• **Aim of the exercise**:
In the records below, find each line containing the word "this" and copy it.

• **Data provided**:
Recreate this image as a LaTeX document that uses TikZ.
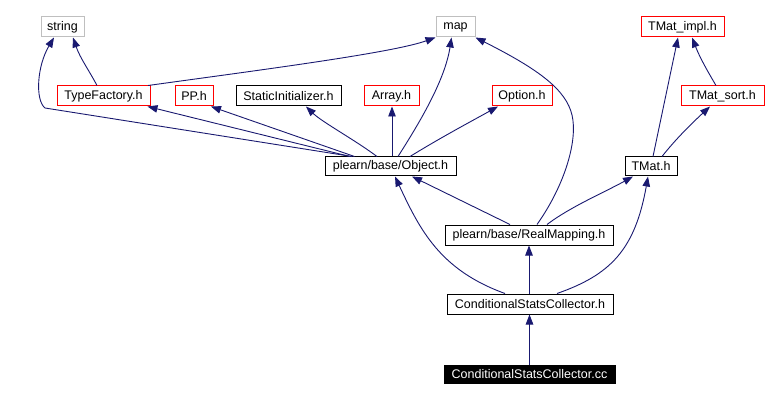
\documentclass[tikz,border=0pt]{standalone}
\usepackage{fontspec}
\setmainfont{Liberation Sans}
\usetikzlibrary{arrows.meta}
\definecolor{navy}{HTML}{191970}
\definecolor{boxgray}{HTML}{BFBFBF}
\tikzset{
  box/.style={draw, inner sep=0pt, minimum height=20pt, font=\fontsize{12.5}{14}\selectfont, line width=1pt},
  gbox/.style={box, draw=boxgray},
  rbox/.style={box, draw=red},
  bbox/.style={box, draw=black},
  dep/.style={draw=navy, line width=0.9pt, -{Triangle[length=10pt,width=7.5pt]}}
}
\begin{document}
\begin{tikzpicture}[x=1pt,y=-1pt]
\useasboundingbox (0,0) rectangle (766,401);
% nodes
\node[gbox, minimum width=43pt] (string) at (62.5,27) {string};
\node[gbox, minimum width=39pt] (map) at (455.5,27) {map};
\node[rbox, minimum width=83pt] (timpl) at (682.5,27) {TMat\_impl.h};
\node[rbox, minimum width=93pt] (tf) at (103.5,96) {TypeFactory.h};
\node[rbox, minimum width=38pt] (pp) at (194,96) {PP.h};
\node[bbox, minimum width=105pt] (si) at (288.5,96) {StaticInitializer.h};
\node[rbox, minimum width=55pt] (arr) at (391.5,96) {Array.h};
\node[rbox, minimum width=60pt] (opt) at (522,96) {Option.h};
\node[rbox, minimum width=83pt] (tsort) at (722.5,96) {TMat\_sort.h};
\node[bbox, minimum width=131pt, minimum height=19pt] (obj) at (390.5,166.5) {plearn/base/Object.h};
\node[bbox, minimum width=52pt, minimum height=19pt] (tmat) at (651,166.5) {TMat.h};
\node[bbox, minimum width=168pt] (rm) at (529,235) {plearn/base/RealMapping.h};
\node[bbox, minimum width=166pt] (csc) at (530,304) {ConditionalStatsCollector.h};
\node[box, draw=black, fill=black, text=white, minimum width=171pt, minimum height=18pt] (cc) at (529.5,374) {ConditionalStatsCollector.cc};
% edges
\draw[dep] ([xshift=-6.5pt]tf.north) .. controls (90,72) and (80,58) .. ([xshift=10.5pt]string.south);
\draw[dep] ([xshift=-38.5pt]obj.north) -- (45,108) .. controls (35,100) and (37,66) .. ([xshift=-8.5pt]string.south);
\draw[dep] ([xshift=-40.5pt]obj.north) -- ([xshift=44pt]tf.south);
\draw[dep] ([xshift=-36pt]obj.north) -- ([xshift=17pt]pp.south);
\draw[dep] ([xshift=-13.5pt]obj.north) .. controls (355,140) and (322,122) .. ([xshift=17.5pt]si.south);
\draw[dep] ([xshift=1.5pt]obj.north) -- ([xshift=0.5pt]arr.south);
\draw[dep] ([xshift=7.5pt]obj.north) .. controls (420,122) and (445,80) .. ([xshift=-4pt]map.south);
\draw[dep] ([xshift=19.5pt]obj.north) .. controls (440,138) and (470,122) .. ([xshift=-24pt]opt.south);
\draw[dep] ([xshift=44.5pt]tf.north) .. controls (260,70) and (392,53) .. (map.south west);
\draw[dep] ([xshift=8pt]rm.north) .. controls (565,185) and (578,140) .. (572,115) .. controls (566,90) and (540,70) .. (map.south east);
\draw[dep] ([xshift=-19pt]rm.north) -- ([xshift=21.5pt]obj.south);
\draw[dep] ([xshift=18pt]rm.north) .. controls (570,207) and (605,192) .. ([xshift=-18pt]tmat.south);
\draw[dep] ([xshift=2pt]tmat.north) -- ([xshift=-4.5pt]timpl.south);
\draw[dep] ([xshift=-6.5pt]tsort.north) .. controls (708,72) and (700,58) .. ([xshift=9.5pt]timpl.south);
\draw[dep] ([xshift=11pt]tmat.north) .. controls (675,140) and (690,125) .. ([xshift=-12.5pt]tsort.south);
\draw[dep] ([xshift=-25pt]csc.north) .. controls (440,270) and (420,230) .. ([xshift=4.5pt]obj.south);
\draw[dep] ([xshift=-1pt]csc.north) -- (rm.south);
\draw[dep] ([xshift=27pt]csc.north) .. controls (610,275) and (635,250) .. ([xshift=-3pt]tmat.south);
\draw[dep] (cc.north) -- ([xshift=-0.5pt]csc.south);
\end{tikzpicture}
\end{document}
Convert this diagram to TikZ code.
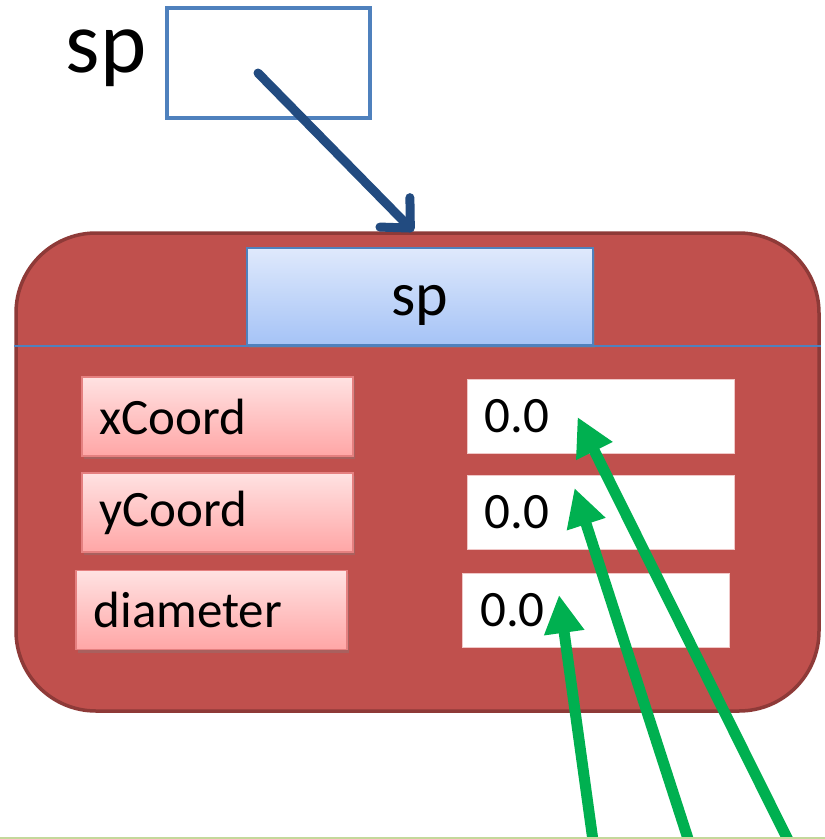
\documentclass[tikz,border=0pt]{standalone}
\usepackage{fontspec}
\setmainfont{Carlito}
\usetikzlibrary{arrows.meta,shadows,calc}
\definecolor{objred}{HTML}{C0504D}
\definecolor{objborder}{HTML}{8E3A38}
\definecolor{ptrblue}{HTML}{4F81BD}
\definecolor{arrowblue}{HTML}{224B80}
\definecolor{hdrtop}{HTML}{DFE9FC}
\definecolor{hdrbot}{HTML}{A5C3F6}
\definecolor{pinktop}{HTML}{FFE2E2}
\definecolor{pinkbot}{HTML}{FFA6A6}
\definecolor{pinkborder}{HTML}{E58080}
\definecolor{valborder}{HTML}{F0C8C8}
\definecolor{ptrgreen}{HTML}{00B050}
\definecolor{edgegreen}{HTML}{C4D89B}
\tikzset{
  objbox/.style={draw=objborder, line width=3.5pt, fill=objred, rounded corners=80pt,
    minimum width=803pt, minimum height=478pt, inner sep=0pt},
  hdrbox/.style={draw=ptrblue, line width=1.5pt, top color=hdrtop, bottom color=hdrbot,
    minimum width=346pt, minimum height=97pt, inner sep=0pt,
    drop shadow={shadow xshift=2pt, shadow yshift=-3pt, opacity=0.35}},
  fieldbox/.style={draw=pinkborder, line width=1.2pt, top color=pinktop, bottom color=pinkbot,
    minimum width=271pt, minimum height=79pt, inner sep=0pt,
    drop shadow={shadow xshift=2pt, shadow yshift=-3pt, opacity=0.35}},
  valbox/.style={draw=valborder, line width=1pt, fill=white,
    minimum width=267pt, minimum height=74pt, inner sep=0pt},
  fieldtext/.style={font=\fontsize{51}{60}\selectfont, inner sep=0pt, anchor=west},
  ptrbox/.style={draw=ptrblue, line width=4pt, minimum width=203pt, minimum height=110pt, inner sep=0pt},
  refarrow/.style={draw=arrowblue, line width=9pt, line cap=round,
    -{Straight Barb[length=22pt,width=42pt,line width=9pt,round]}},
  valarrow/.style={draw=ptrgreen, line width=11pt,
    -{Triangle[length=38pt,width=38pt]}},
  divider/.style={draw=ptrblue, line width=2pt},
  edgeline/.style={draw=edgegreen, line width=2pt},
}
\begin{document}
\begin{tikzpicture}[x=1pt,y=-1pt]
\clip (0,0) rectangle (825,839);
\fill[white] (0,0) rectangle (825,839);

% pointer variable
\node[font=\fontsize{88}{100}\selectfont, inner sep=0pt] (sptext) at (106,58) {sp};
\node[ptrbox] (ptr) at (268.5,63) {};
\coordinate (ptrsrc) at (258,73);

% object
\node[objbox] (obj) at (417.5,472) {};
\node[hdrbox] (hdr) at (420,296.5) {};
\node[font=\fontsize{62}{70}\selectfont, inner sep=0pt] (hdrtext) at ($(hdr.center)+(0,9)$) {sp};
\draw[divider] (obj.west |- hdr.south) -- (obj.east |- hdr.south);

% fields
\node[fieldbox] (fx) at (217.5,416.5) {};
\node[fieldbox] (fy) at (217.5,512.5) {};
\node[fieldbox] (fd) at (211.5,610) {};
\node[fieldtext] (fxt) at ($(fx.west)+(18,0)$) {xCoord};
\node[fieldtext] (fyt) at ($(fy.west)+(18,0)$) {yCoord};
\node[fieldtext] (fdt) at ($(fd.west)+(18,0)$) {diameter};

% values
\node[valbox] (vx) at (600.5,416) {};
\node[valbox] (vy) at (600.5,512.5) {};
\node[valbox] (vd) at (596,610) {};
\node[fieldtext] (vxt) at ($(vx.west)+(18,0)$) {0.0};
\node[fieldtext] (vyt) at ($(vy.west)+(18,0)$) {0.0};
\node[fieldtext] (vdt) at ($(vd.west)+(18,0)$) {0.0};

% reference arrow
\coordinate (objtop) at ($(obj.north)+(-4,0)$);
\draw[refarrow] (ptrsrc) -- (objtop);

% green arrows
\coordinate (t1) at ($(vx.west)+(111,1)$);
\coordinate (t2) at ($(vy.west)+(108,-24.5)$);
\coordinate (t3) at ($(vd.west)+(97,-15)$);
\coordinate (g1) at (792,848);
\coordinate (g2) at (691,848);
\coordinate (g3) at (594,848);
\draw[valarrow] (g1) -- (t1);
\draw[valarrow] (g2) -- (t2);
\draw[valarrow] (g3) -- (t3);

% bottom line
\coordinate (bl) at (0,838);
\coordinate (br) at (825,838);
\draw[edgeline] (bl) -- (br);
\end{tikzpicture}
\end{document}
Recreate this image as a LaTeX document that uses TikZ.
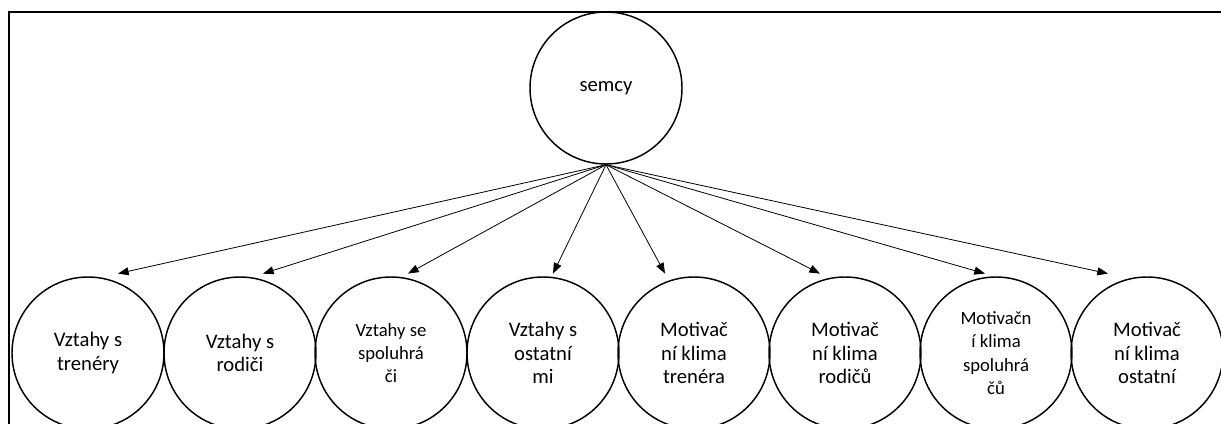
\documentclass[tikz,border=0pt]{standalone}
\usepackage{fontspec}
\setmainfont{Carlito}
\usetikzlibrary{arrows.meta}

\tikzset{
  kruh/.style={circle, draw, line width=1.1pt, minimum size=114pt, inner sep=0pt, align=center, font=\fontsize{15.5}{17.5}\selectfont},
  mensi/.style={font=\fontsize{14}{17.5}\selectfont},
  sipka/.style={-{Triangle[length=8pt,width=6pt]}, line width=0.6pt}
}

\begin{document}
\begin{tikzpicture}[x=0.75pt,y=0.75pt]
\useasboundingbox (0,0) rectangle (1221,-424);
\clip (0,0) rectangle (1221,-424);
\draw[line width=2pt] (9,-12) rectangle (1240,-440);

\node[kruh] (top) at (606,-88) {semcy};

\node[kruh] (k1) at (88,-353) {Vztahy s\\trenéry};
\node[kruh] (k2) at (240,-353) {Vztahy s\\rodiči};
\node[kruh, mensi] (k3) at (391,-353) {Vztahy se\\spoluhrá\\či};
\node[kruh] (k4) at (543,-353) {Vztahy s\\ostatní\\mi};
\node[kruh] (k5) at (694,-353) {Motivač\\ní klima\\trenéra};
\node[kruh] (k6) at (845,-353) {Motivač\\ní klima\\rodičů};
\node[kruh, mensi] (k7) at (996,-353) {Motivačn\\í klima\\spoluhrá\\čů};
\node[kruh] (k8) at (1147,-353) {Motivač\\ní klima\\ostatní};

\foreach \i/\dx in {1/30,2/23,3/17,4/10,5/-29,6/-25,7/-11,8/-39}
  \draw[sipka] (top.south) -- ([xshift=\dx*0.75pt, yshift=2pt]k\i.north);
\end{tikzpicture}
\end{document}
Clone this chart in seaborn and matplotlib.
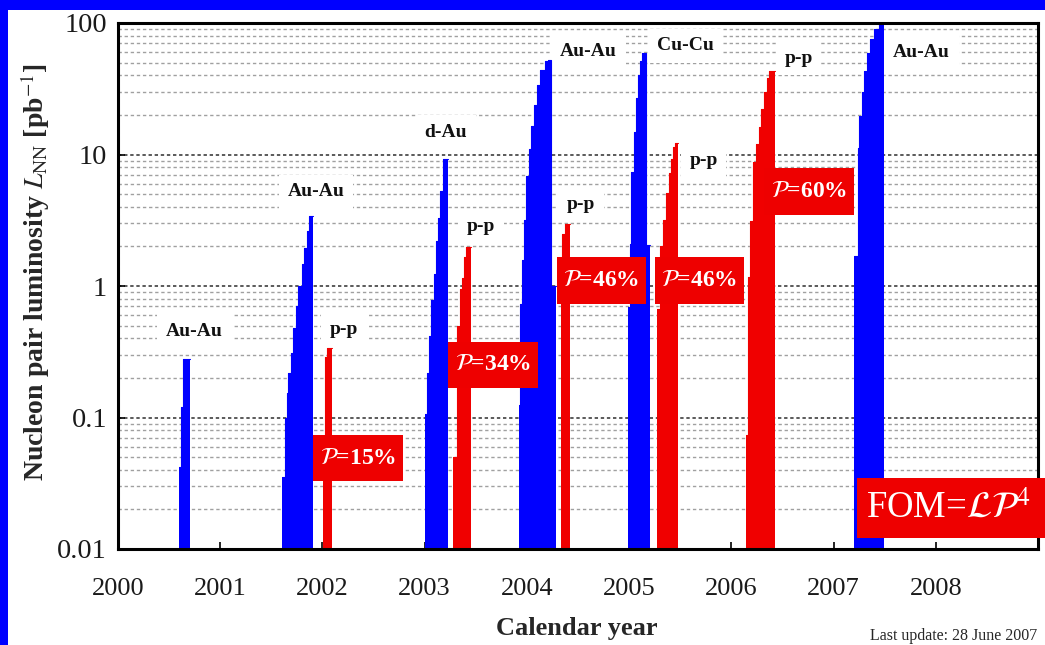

• **Exercise response**:
Recreate this image as a LaTeX document that uses TikZ.
Convert this diagram to TikZ code.
Recreate this image as a LaTeX document that uses TikZ.
Clone this chart in seaborn and matplotlib.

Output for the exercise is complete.